►

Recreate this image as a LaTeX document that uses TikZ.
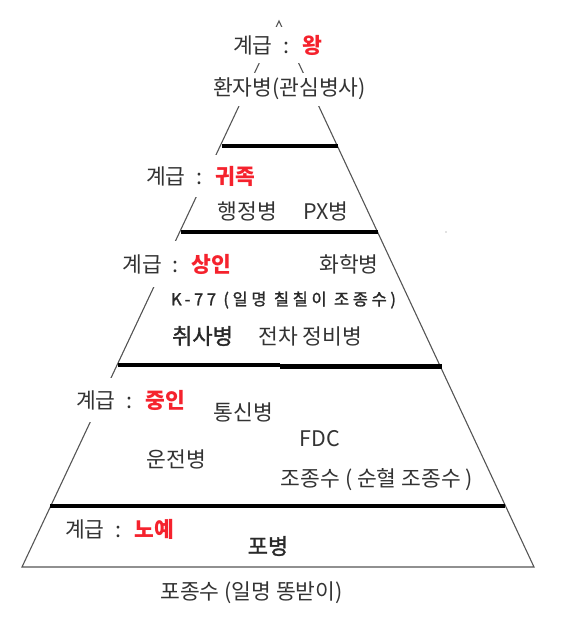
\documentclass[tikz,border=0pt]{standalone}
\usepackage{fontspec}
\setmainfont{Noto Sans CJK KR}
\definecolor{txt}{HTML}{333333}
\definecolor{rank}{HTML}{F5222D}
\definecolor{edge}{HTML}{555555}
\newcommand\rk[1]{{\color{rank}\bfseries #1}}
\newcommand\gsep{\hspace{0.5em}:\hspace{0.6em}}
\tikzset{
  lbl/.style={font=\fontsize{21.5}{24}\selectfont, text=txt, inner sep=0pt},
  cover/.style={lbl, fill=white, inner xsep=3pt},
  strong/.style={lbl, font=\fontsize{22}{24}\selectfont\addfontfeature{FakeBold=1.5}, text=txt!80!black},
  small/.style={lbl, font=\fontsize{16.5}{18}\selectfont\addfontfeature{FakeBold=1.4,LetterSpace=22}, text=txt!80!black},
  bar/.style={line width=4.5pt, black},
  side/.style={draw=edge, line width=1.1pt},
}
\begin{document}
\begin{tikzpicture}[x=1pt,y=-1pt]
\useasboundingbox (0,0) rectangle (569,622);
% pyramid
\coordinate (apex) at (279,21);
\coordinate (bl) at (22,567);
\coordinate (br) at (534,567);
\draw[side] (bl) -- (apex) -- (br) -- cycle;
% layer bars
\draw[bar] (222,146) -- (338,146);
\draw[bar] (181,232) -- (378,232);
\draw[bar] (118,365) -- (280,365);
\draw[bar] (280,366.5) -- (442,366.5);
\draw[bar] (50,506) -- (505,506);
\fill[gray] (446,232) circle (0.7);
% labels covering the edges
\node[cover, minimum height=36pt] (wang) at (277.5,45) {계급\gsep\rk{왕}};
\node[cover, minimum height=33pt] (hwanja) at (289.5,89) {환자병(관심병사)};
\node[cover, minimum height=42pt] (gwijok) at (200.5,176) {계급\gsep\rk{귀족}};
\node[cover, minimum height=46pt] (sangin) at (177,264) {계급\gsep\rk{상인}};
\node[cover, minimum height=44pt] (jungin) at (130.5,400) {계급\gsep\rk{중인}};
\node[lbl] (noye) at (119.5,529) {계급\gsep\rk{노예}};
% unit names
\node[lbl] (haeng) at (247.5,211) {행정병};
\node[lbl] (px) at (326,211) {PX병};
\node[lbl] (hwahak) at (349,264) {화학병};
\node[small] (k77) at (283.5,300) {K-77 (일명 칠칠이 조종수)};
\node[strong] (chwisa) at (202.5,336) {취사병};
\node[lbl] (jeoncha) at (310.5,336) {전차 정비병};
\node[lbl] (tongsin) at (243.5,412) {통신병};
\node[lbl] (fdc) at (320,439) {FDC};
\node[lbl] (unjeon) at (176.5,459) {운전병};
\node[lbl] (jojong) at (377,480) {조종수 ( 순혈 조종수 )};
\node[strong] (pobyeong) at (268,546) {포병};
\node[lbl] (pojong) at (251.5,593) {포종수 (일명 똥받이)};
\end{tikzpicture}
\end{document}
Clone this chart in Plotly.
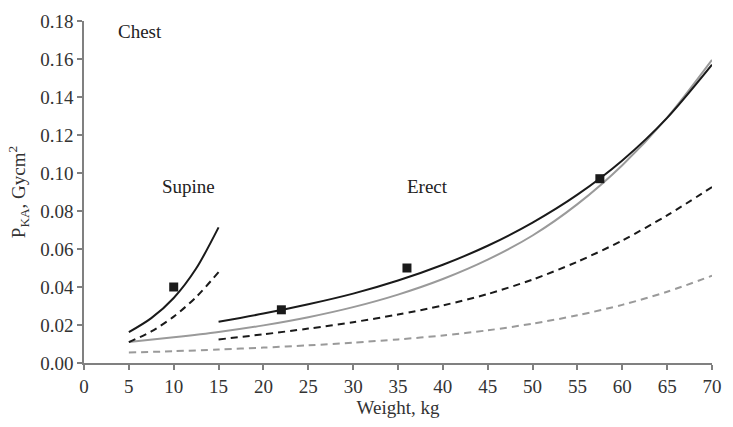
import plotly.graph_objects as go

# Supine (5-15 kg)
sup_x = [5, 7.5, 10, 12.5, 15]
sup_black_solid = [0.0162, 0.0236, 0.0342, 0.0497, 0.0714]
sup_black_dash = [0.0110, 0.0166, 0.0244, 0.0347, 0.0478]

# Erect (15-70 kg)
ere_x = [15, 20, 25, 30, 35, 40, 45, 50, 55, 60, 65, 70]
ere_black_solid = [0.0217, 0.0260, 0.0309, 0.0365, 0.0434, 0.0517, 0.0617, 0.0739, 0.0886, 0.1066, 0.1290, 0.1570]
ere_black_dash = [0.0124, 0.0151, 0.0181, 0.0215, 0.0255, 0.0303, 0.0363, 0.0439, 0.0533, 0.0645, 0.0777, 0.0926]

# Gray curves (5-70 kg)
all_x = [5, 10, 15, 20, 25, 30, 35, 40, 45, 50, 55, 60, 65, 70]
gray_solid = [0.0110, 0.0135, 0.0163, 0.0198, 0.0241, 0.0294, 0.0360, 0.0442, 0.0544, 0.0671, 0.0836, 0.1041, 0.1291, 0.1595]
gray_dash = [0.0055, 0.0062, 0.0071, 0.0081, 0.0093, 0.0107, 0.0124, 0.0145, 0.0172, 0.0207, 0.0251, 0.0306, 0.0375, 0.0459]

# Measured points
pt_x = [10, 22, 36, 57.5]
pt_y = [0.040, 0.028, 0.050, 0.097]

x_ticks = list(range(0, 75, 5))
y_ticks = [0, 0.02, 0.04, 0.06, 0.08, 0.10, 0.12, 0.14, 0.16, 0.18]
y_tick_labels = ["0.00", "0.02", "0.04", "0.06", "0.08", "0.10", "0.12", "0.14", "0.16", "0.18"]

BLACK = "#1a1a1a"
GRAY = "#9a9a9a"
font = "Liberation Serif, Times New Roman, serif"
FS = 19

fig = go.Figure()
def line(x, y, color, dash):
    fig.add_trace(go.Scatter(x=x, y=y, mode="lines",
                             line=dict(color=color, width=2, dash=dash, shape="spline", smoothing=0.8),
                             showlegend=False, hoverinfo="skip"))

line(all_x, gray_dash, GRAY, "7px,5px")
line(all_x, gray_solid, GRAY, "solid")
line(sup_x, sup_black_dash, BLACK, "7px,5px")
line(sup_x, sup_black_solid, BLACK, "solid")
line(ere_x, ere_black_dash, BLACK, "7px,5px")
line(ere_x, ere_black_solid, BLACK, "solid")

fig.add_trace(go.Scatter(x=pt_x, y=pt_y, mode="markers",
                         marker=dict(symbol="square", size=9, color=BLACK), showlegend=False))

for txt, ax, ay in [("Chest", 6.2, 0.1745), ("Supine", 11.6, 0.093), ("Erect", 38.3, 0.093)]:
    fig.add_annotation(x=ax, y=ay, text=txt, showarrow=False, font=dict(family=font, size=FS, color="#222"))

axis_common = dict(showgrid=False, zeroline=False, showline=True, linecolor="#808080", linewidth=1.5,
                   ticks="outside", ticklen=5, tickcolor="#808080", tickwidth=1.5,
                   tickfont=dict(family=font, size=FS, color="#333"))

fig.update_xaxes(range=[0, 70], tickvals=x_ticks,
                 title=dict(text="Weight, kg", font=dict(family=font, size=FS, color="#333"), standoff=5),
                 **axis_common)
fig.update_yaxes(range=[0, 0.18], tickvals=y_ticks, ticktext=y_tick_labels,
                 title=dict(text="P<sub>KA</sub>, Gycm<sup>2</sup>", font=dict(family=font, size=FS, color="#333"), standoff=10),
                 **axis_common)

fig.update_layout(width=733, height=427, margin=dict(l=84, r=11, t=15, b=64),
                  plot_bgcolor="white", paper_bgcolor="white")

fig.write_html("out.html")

◄

- _Aim of the exercise_:
Track down all lines above with the string "this" and copy them.

- _Result_:
Recreate this image as a LaTeX document that uses TikZ.
Clone this chart in Plotly.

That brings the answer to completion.